» TASK TO CARRY OUT
Each line from the top of the listing through the one holding "from matplotlib.ticker import" should be restated word for word, with nothing added and no pictures.

» PROVIDED DATA

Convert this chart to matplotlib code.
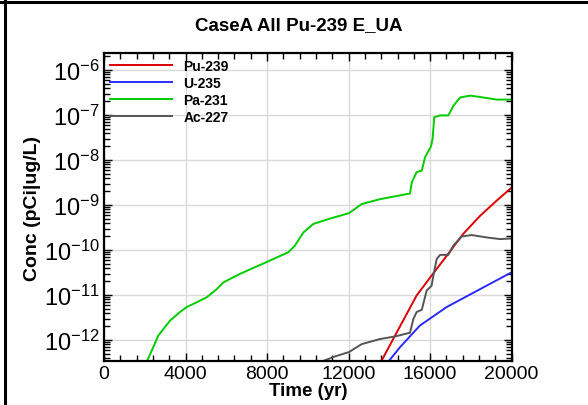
import numpy as np
import matplotlib
matplotlib.use("Agg")
import matplotlib.pyplot as plt
from matplotlib.lines import Line2D
from matplotlib.ticker import MultipleLocator, LogLocator, NullFormatter

plt.rcParams["font.family"] = ["Liberation Sans", "DejaVu Sans"]
plt.rcParams["mathtext.fontset"] = "custom"
plt.rcParams["mathtext.rm"] = "Liberation Sans"
plt.rcParams["mathtext.it"] = "Liberation Sans:italic"
plt.rcParams["mathtext.bf"] = "Liberation Sans:bold"

# values (time in yr, concentration)
pu_t = [13590, 14280, 15340, 16070, 16810, 17630, 18450, 19270, 20000]
pu_c = [3.3e-13, 1.26e-12, 9.8e-12, 2.7e-11, 7.4e-11, 2.3e-10, 5.75e-10, 1.26e-9, 2.45e-9]

u_t = [13950, 14520, 15500, 16810, 18450, 20000]
u_c = [3.3e-13, 6.9e-13, 2.1e-12, 5.4e-12, 1.35e-11, 3.2e-11]

pa_t = [2095, 2340, 2665, 3240, 3730, 4055, 4550, 5040, 5530, 5850, 6670, 7980,
        9040, 9370, 9780, 10270, 11090, 12020, 12640, 13540, 15010, 15100, 15340,
        15590, 15750, 16040, 16120, 16200, 16490, 16890, 17140, 17470, 17960,
        18610, 19270, 20000]
pa_c = [3.3e-13, 5.8e-13, 1.26e-12, 2.7e-12, 4.2e-12, 5.4e-12, 6.9e-12, 8.9e-12,
        1.35e-11, 1.9e-11, 2.95e-11, 5.4e-11, 8.9e-11, 1.26e-10, 2.45e-10, 3.8e-10,
        5.0e-10, 6.6e-10, 1.05e-9, 1.35e-9, 1.8e-9, 3.2e-9, 5.4e-9, 5.8e-9, 1.15e-8,
        2.0e-8, 2.95e-8, 8.9e-8, 9.8e-8, 9.8e-8, 1.6e-7, 2.45e-7, 2.7e-7, 2.45e-7,
        2.2e-7, 2.2e-7]

ac_t = [10680, 11250, 12020, 12640, 13540, 14280, 15010, 15180, 15340, 15590,
        15830, 16070, 16190, 16320, 16490, 16890, 17140, 17550, 18040, 18780,
        19430, 20000]
ac_c = [3.3e-13, 4.2e-13, 5.4e-13, 8.1e-13, 1.05e-12, 1.2e-12, 1.45e-12, 2.95e-12,
        4.2e-12, 4.7e-12, 1.26e-11, 1.6e-11, 3.2e-11, 6.3e-11, 7.8e-11, 7.8e-11,
        1.26e-10, 2.0e-10, 2.15e-10, 1.9e-10, 1.75e-10, 1.8e-10]

fig = plt.figure(figsize=(5.88, 4.06), dpi=100)
ax = fig.add_axes([0.1769, 0.1076, 0.6933, 0.7594])

ax.plot(pu_t, pu_c, color="#dd0000", lw=1.4, label="Pu-239")
ax.plot(u_t, u_c, color="#2a2aff", lw=1.4, label="U-235")
ax.plot(pa_t, pa_c, color="#00cc00", lw=1.4, label="Pa-231")
ax.plot(ac_t, ac_c, color="#555555", lw=1.4, label="Ac-227")

ax.set_yscale("log")
ax.set_xlim(0, 20000)
ax.set_ylim(3.36e-13, 2.39e-6)
ax.xaxis.set_major_locator(MultipleLocator(4000))
ax.xaxis.set_minor_locator(MultipleLocator(800))
ax.yaxis.set_major_locator(LogLocator(base=10, numticks=20))
ax.yaxis.set_minor_locator(LogLocator(base=10, subs=np.arange(2, 10), numticks=20))
ax.yaxis.set_minor_formatter(NullFormatter())

ax.grid(True, which="major", color="#d9d9d9", lw=1.0)
ax.set_axisbelow(True)
ax.tick_params(which="both", direction="in", top=True, right=True, width=1.0)
ax.tick_params(which="major", length=6)
ax.tick_params(which="minor", length=4)
ax.tick_params(axis="x", labelsize=14, pad=3)
ax.tick_params(axis="y", labelsize=17, pad=3)
for s in ax.spines.values():
    s.set_linewidth(1.6)

ax.set_xlabel("Time (yr)", fontsize=13.5, fontweight="bold", labelpad=0)
ax.set_ylabel("Conc (pCi|ug/L)", fontsize=14, fontweight="bold", labelpad=2)
fig.suptitle("CaseA All Pu-239 E_UA", x=0.508, y=0.958, fontsize=13.5, fontweight="bold")

leg = ax.legend(loc="upper left", frameon=False, prop={"size": 10, "weight": "bold"},
                handlelength=4.5, handletextpad=0.8, labelspacing=0.22,
                borderaxespad=0.0, bbox_to_anchor=(0.0, 1.0))

# partial frame around the figure (top and left edges)
fig.add_artist(Line2D([0.0, 1.0], [0.9935, 0.9935], transform=fig.transFigure, color="black", lw=2.2))
fig.add_artist(Line2D([0.0085, 0.0085], [0.0, 1.0], transform=fig.transFigure, color="black", lw=2.2))

fig.savefig("out.png", dpi=100)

» REPLY TO THE EXERCISE
Convert this chart to matplotlib code.
import numpy as np
import matplotlib
matplotlib.use("Agg")
import matplotlib.pyplot as plt
from matplotlib.lines import Line2D
from matplotlib.ticker import MultipleLocator, LogLocator, NullFormatter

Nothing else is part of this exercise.